Walking down the hallway of shiny linoleum tiles, I couldn't help but notice the smell of urine, decay, and Clorox. There were sounds of machines beeping out life function statistics and moans and groans of those unable to be up and about. I couldn't get to my grandmother's room quickly enough. Fast enough that the smells wouldn't permeate my nose and before the feelings of degeneration settled in my thoughts.

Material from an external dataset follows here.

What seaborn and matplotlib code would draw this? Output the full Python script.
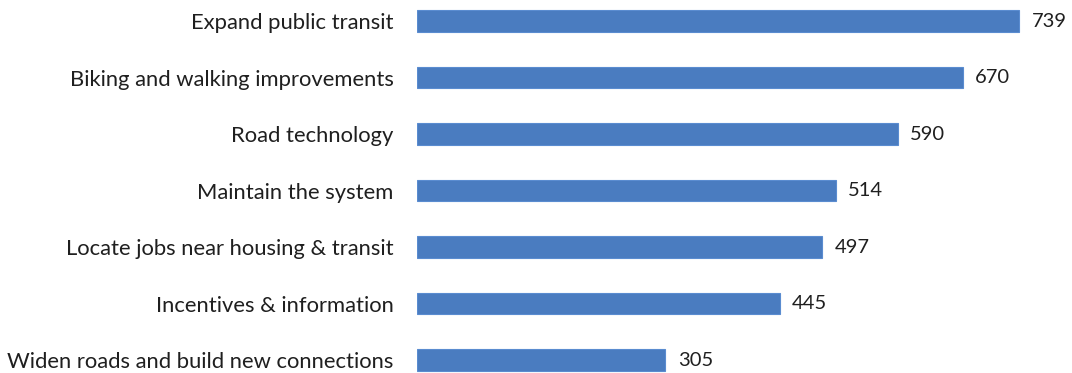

There she was sitting in her wheel chair staring blankly at the floor of her room. I'm not sure where her mind was at that moment. Was it here...right now...today? Was it back with my grandfather decades earlier happy on the farm? Or was she further away still, back with her family as a child. I stood there quietly in the doorway for a moment, considering how this woman who could slip cover everything that would stand still, cook Chinese cuisine, garden, crochet, and flock her own Christmas tree had been reduced to this sad state.
Damn you Alzheimer's.
She looked up to see me and smiled. Not so much a smile of recognition, just a smile of gratitude for a break in a monotonous day. I drew a deep breath in and summoned every cheerful bone in my body. I told her how happy I was to see her and that it was manicure day. This is how I passed time with what was left of my grandmother. I would bring things to do her nails and I would talk to her while I softly filed her nail tips. Depending on where she was in her mind, she would talk back sometimes.
The memory of a person with Alzheimer's can be compared to an onion. Over time the layers are peeled away with where they are and what they are familiar with. Outermost layer being current day and time, unraveling decades with each layer, until you get to the core where there is very little...perhaps like when we were tiny infants incapable of communication and merely observers of life's activities. She did not speak at all the last couple of years.
I picked up her right hand and studied the effects of a woman who had used them diligently in her lifetime. The skin no longer tight and smooth. There were age spots, big blue veins, and arthritic enlarged joints. Hands never lie. The meals she had cooked, the gardens she planted, all the crocheted afghans, and houses she had made beautiful, welcoming homes were all obvious.
She patted me on my arm and said, "Honey, it's so very sweet of you to come and do this for me." I was delighted she was actually present and spoke, and paused my work to smile and soak it up. Then she continued, "cause you don't even know me." I had become a stranger. No longer in her inner circle. I told her that she might not know me, but I knew her pretty well.